I was just dumb-founded.
Patricia didn’t block me, but our chatting hadn’t the same warmth after that. Sending jokes, photos, memes or doing video calls was less frequent. In fact, it was limited now to hi-hello, how are you, I’m fine, good morning, good night. Whatever she told me about Veronica or Sofia, I didn’t say anything in response. It had nothing to do with me. I agreed, she hided something, but it was harmless. People do hide a lot on social media. It’s a fact.
Almost a whole year passed, Patricia was still in my friendlist, but we didn’t talk much. During the conversations, she told me one day that she had got a man from Egypt. He was a widower and a nice gentleman. She was learning Arabic from him and she showed me a pic also in which her head was covered by a scarf as Muslim women do. She was planning a trip to Jerusalem, the holy city, to meet that gentleman. Well, I was happy for her. I said, it’s nice to know that you are moving ahead in life.
I don’t know why, but after a few months, she unfriended me. I didn’t ask for a reason, neither gave much thought. I, too, had moved ahead in life by then, and was feeling myself a lot of changed; I wasn’t the same frivolous young boy. I had a job, a beautiful girlfriend and I was enjoying my life.

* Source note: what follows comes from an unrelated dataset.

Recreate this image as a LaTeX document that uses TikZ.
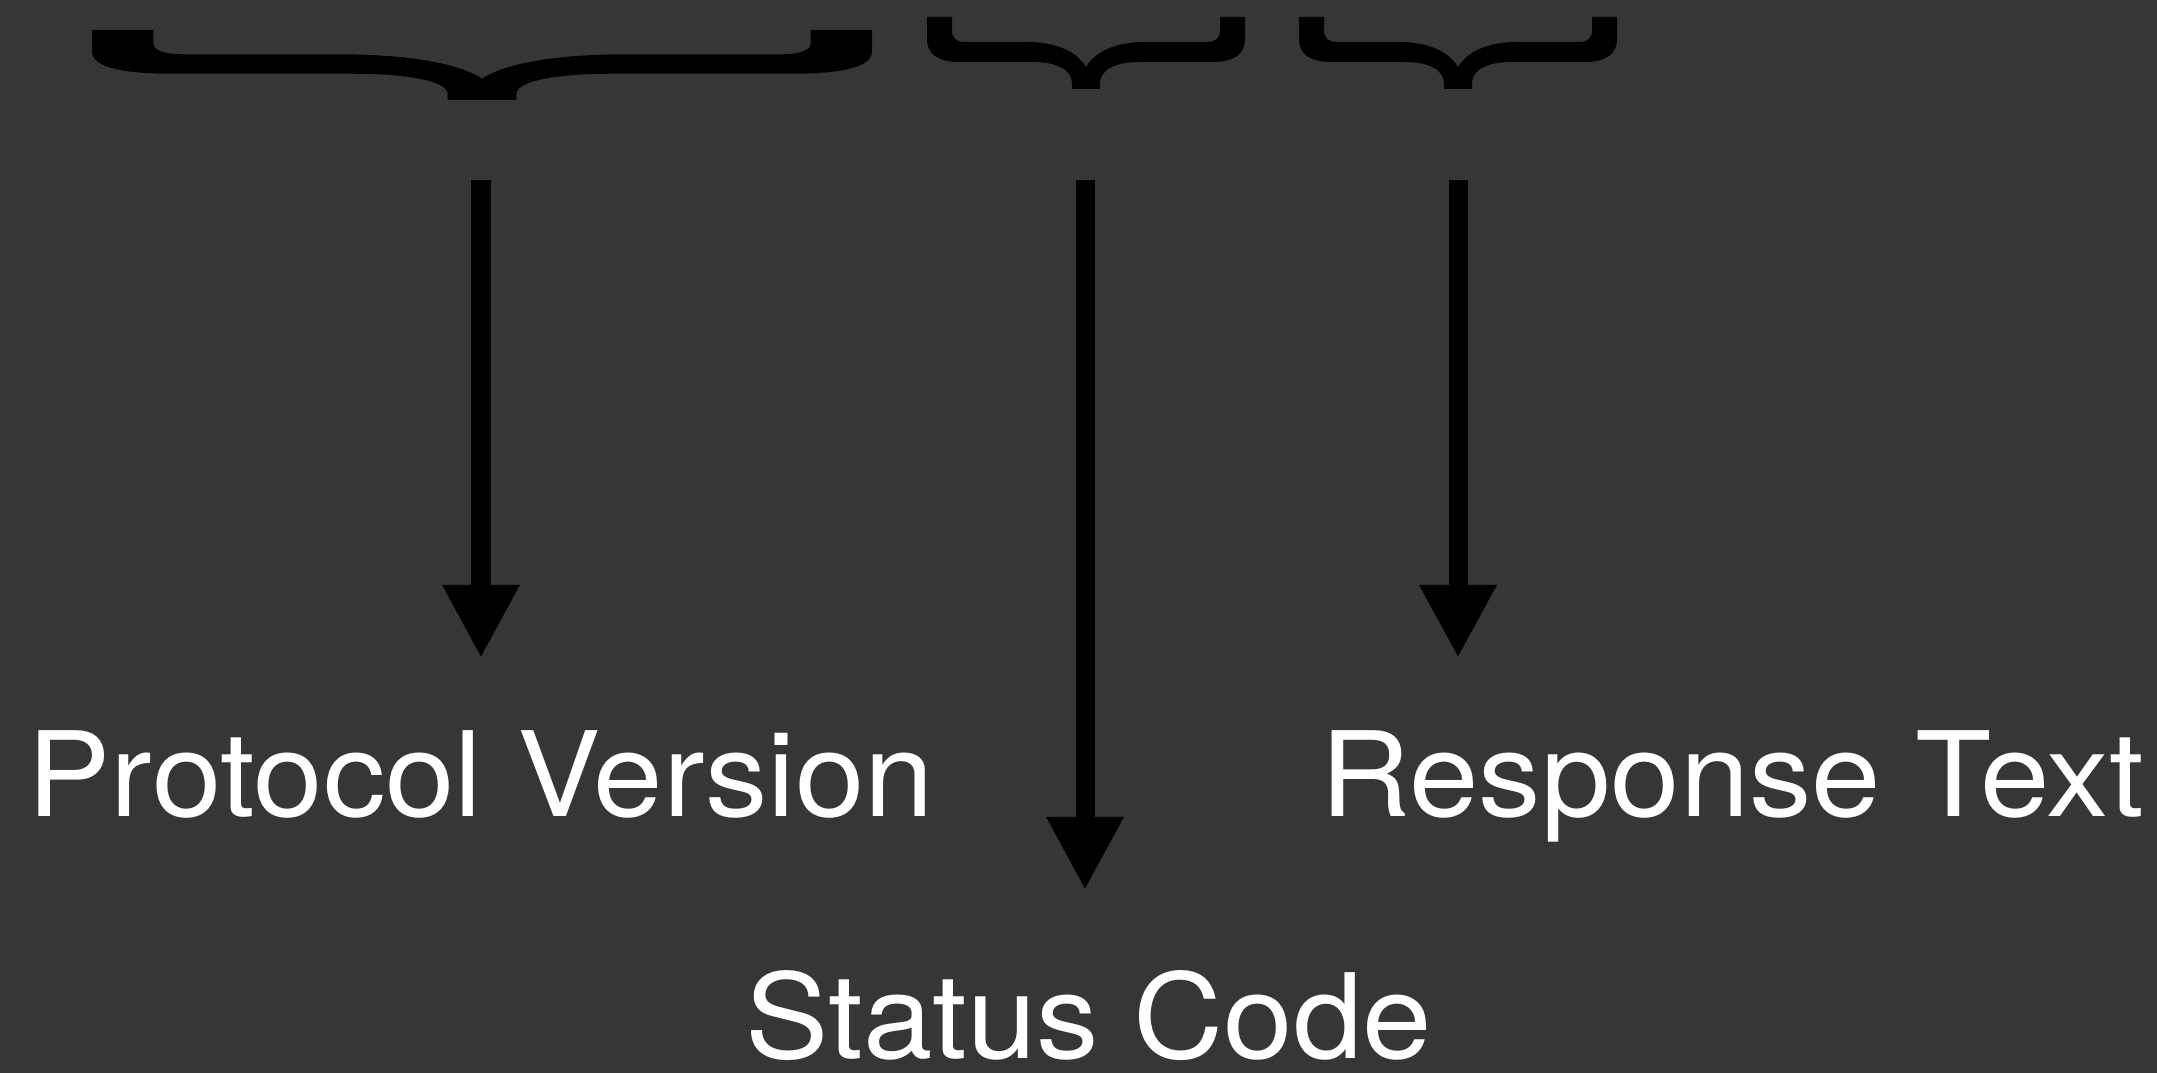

Out of the blue, on the very first day of 2018, I received a new year’s greeting from Sofia aka Veronica. I recognized that by the profile image. We did a bit of chatting, I asked her why she had to block me. She replied,
“You know it all. Ask yourself.”
It was night and my girlfriend on the other side, on Whatsapp, was waiting for response. I bade Veronica good night.
In the morning, I tried to chat to Veronica again, but I found that she had blocked me. I was waiting for her new year’s greeting last January also, but it didn’t come.